-- start --
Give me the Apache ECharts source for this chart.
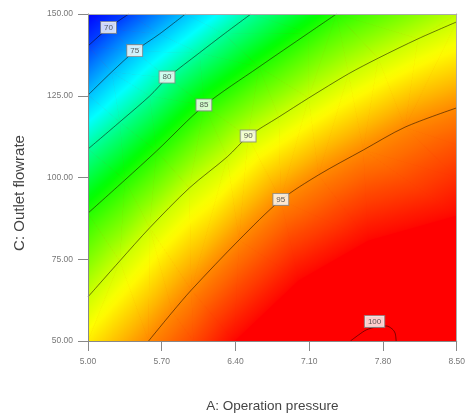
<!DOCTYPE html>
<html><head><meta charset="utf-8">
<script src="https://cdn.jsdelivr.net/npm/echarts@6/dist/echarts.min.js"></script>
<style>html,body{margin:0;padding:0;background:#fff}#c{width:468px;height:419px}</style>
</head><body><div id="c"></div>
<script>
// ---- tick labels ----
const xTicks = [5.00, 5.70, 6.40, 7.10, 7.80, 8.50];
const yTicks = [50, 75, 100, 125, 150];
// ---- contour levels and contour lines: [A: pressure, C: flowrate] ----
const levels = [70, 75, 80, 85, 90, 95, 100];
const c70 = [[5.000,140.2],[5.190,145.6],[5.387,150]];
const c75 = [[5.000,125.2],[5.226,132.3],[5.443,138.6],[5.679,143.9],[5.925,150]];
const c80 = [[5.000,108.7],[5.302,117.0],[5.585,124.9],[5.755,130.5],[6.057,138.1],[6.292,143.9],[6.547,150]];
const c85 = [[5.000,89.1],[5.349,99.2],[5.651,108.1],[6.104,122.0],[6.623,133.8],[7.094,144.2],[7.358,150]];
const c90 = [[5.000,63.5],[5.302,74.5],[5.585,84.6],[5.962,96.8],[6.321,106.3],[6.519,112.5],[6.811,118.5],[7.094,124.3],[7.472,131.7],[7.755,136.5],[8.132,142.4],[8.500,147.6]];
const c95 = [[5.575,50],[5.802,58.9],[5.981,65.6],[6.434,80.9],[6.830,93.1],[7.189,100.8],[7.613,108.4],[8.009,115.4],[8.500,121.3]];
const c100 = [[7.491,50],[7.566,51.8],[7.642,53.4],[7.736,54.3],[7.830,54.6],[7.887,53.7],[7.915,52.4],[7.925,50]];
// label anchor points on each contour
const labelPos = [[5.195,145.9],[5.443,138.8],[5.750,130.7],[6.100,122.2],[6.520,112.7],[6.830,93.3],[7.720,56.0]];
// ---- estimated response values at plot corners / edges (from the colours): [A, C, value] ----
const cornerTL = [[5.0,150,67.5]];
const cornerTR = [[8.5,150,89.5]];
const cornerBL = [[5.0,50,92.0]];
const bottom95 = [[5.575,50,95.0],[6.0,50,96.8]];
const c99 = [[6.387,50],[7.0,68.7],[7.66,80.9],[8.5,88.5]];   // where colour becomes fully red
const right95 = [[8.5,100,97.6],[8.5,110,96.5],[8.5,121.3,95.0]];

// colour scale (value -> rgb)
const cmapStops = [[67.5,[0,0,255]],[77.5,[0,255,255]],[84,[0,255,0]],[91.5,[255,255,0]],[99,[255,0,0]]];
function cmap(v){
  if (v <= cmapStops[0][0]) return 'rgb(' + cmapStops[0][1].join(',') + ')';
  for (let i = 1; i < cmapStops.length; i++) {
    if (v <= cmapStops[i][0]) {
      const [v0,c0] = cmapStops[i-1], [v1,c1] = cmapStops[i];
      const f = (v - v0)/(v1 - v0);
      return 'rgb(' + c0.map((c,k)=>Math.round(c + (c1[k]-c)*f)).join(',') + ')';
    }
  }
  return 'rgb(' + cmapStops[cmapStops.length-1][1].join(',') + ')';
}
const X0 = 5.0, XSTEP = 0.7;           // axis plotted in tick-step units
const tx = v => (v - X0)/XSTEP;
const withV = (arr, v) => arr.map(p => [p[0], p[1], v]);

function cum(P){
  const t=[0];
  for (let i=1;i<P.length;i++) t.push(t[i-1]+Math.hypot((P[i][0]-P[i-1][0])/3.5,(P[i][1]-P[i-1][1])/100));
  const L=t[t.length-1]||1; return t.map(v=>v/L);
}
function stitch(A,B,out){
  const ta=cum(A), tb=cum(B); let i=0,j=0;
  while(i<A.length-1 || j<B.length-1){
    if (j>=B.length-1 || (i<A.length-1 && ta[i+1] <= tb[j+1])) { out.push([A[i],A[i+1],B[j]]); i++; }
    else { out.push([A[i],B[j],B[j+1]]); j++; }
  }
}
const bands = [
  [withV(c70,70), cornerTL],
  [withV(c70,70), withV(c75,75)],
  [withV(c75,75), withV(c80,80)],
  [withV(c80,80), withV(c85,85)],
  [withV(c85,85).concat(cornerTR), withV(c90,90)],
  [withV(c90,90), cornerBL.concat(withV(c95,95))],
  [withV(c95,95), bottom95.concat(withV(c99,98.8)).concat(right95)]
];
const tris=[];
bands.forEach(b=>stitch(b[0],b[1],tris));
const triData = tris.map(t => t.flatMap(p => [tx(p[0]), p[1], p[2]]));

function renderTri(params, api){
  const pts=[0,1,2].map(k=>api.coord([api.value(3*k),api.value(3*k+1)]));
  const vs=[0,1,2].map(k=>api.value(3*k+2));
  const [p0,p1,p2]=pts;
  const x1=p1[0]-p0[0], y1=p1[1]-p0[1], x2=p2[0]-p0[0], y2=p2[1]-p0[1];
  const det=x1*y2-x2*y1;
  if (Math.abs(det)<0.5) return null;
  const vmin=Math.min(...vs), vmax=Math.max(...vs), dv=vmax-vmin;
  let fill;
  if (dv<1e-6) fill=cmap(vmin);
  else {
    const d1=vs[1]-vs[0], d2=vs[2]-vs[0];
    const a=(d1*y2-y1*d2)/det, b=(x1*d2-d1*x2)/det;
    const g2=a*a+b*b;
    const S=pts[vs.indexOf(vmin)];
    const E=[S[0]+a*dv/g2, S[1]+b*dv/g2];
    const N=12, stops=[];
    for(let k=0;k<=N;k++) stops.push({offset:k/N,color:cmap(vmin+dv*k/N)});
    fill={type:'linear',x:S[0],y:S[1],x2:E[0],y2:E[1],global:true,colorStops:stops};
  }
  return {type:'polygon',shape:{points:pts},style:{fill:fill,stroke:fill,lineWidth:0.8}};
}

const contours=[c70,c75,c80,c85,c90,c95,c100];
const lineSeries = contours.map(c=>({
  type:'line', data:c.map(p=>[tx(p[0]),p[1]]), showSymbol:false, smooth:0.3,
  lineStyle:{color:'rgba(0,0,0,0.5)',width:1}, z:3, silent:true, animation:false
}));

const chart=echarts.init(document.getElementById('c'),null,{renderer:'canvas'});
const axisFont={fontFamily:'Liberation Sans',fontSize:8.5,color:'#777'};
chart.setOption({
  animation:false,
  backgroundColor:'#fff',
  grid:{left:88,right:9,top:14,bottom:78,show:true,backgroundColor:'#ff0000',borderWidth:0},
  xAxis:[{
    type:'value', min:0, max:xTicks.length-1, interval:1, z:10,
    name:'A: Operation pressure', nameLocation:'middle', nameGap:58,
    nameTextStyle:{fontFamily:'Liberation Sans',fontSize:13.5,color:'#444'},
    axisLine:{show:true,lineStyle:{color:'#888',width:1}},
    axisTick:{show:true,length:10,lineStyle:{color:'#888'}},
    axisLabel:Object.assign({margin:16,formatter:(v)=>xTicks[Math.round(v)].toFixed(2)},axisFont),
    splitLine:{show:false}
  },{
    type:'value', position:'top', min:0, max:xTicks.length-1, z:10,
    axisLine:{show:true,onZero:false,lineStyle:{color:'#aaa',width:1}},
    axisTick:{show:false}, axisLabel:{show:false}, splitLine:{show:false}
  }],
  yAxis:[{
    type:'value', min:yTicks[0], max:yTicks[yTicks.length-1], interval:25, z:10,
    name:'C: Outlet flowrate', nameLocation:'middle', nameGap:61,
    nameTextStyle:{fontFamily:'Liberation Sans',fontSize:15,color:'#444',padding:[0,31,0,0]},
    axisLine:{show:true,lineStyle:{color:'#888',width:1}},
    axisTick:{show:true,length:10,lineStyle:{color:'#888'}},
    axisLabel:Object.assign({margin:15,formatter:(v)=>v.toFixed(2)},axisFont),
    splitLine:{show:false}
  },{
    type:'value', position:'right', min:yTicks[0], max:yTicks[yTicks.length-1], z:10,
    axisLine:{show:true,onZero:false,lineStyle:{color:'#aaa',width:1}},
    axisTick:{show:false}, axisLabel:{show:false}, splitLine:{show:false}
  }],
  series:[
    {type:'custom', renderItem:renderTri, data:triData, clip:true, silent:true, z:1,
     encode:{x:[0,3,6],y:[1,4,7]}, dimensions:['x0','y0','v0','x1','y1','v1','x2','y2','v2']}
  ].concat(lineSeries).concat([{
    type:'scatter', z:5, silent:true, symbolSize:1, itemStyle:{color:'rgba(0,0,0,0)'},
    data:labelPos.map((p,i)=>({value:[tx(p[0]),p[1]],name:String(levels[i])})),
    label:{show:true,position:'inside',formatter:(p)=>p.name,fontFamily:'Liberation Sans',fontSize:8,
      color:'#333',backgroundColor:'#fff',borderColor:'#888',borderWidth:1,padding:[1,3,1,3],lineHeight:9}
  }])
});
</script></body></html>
-- end --
[Directions]:
Return the material line for line, from its beginning to the line that contains "right95 = [[8.5,100,97.6],[8.5,110,96.5],[8.5,121.3,95.0]];", with the pictures left out.

[Output]:
Give me the Apache ECharts source for this chart.
<!DOCTYPE html>
<html><head><meta charset="utf-8">
<script src="https://cdn.jsdelivr.net/npm/echarts@6/dist/echarts.min.js"></script>
<style>html,body{margin:0;padding:0;background:#fff}#c{width:468px;height:419px}</style>
</head><body><div id="c"></div>
<script>
// ---- tick labels ----
const xTicks = [5.00, 5.70, 6.40, 7.10, 7.80, 8.50];
const yTicks = [50, 75, 100, 125, 150];
// ---- contour levels and contour lines: [A: pressure, C: flowrate] ----
const levels = [70, 75, 80, 85, 90, 95, 100];
const c70 = [[5.000,140.2],[5.190,145.6],[5.387,150]];
const c75 = [[5.000,125.2],[5.226,132.3],[5.443,138.6],[5.679,143.9],[5.925,150]];
const c80 = [[5.000,108.7],[5.302,117.0],[5.585,124.9],[5.755,130.5],[6.057,138.1],[6.292,143.9],[6.547,150]];
const c85 = [[5.000,89.1],[5.349,99.2],[5.651,108.1],[6.104,122.0],[6.623,133.8],[7.094,144.2],[7.358,150]];
const c90 = [[5.000,63.5],[5.302,74.5],[5.585,84.6],[5.962,96.8],[6.321,106.3],[6.519,112.5],[6.811,118.5],[7.094,124.3],[7.472,131.7],[7.755,136.5],[8.132,142.4],[8.500,147.6]];
const c95 = [[5.575,50],[5.802,58.9],[5.981,65.6],[6.434,80.9],[6.830,93.1],[7.189,100.8],[7.613,108.4],[8.009,115.4],[8.500,121.3]];
const c100 = [[7.491,50],[7.566,51.8],[7.642,53.4],[7.736,54.3],[7.830,54.6],[7.887,53.7],[7.915,52.4],[7.925,50]];
// label anchor points on each contour
const labelPos = [[5.195,145.9],[5.443,138.8],[5.750,130.7],[6.100,122.2],[6.520,112.7],[6.830,93.3],[7.720,56.0]];
// ---- estimated response values at plot corners / edges (from the colours): [A, C, value] ----
const cornerTL = [[5.0,150,67.5]];
const cornerTR = [[8.5,150,89.5]];
const cornerBL = [[5.0,50,92.0]];
const bottom95 = [[5.575,50,95.0],[6.0,50,96.8]];
const c99 = [[6.387,50],[7.0,68.7],[7.66,80.9],[8.5,88.5]];   // where colour becomes fully red
const right95 = [[8.5,100,97.6],[8.5,110,96.5],[8.5,121.3,95.0]];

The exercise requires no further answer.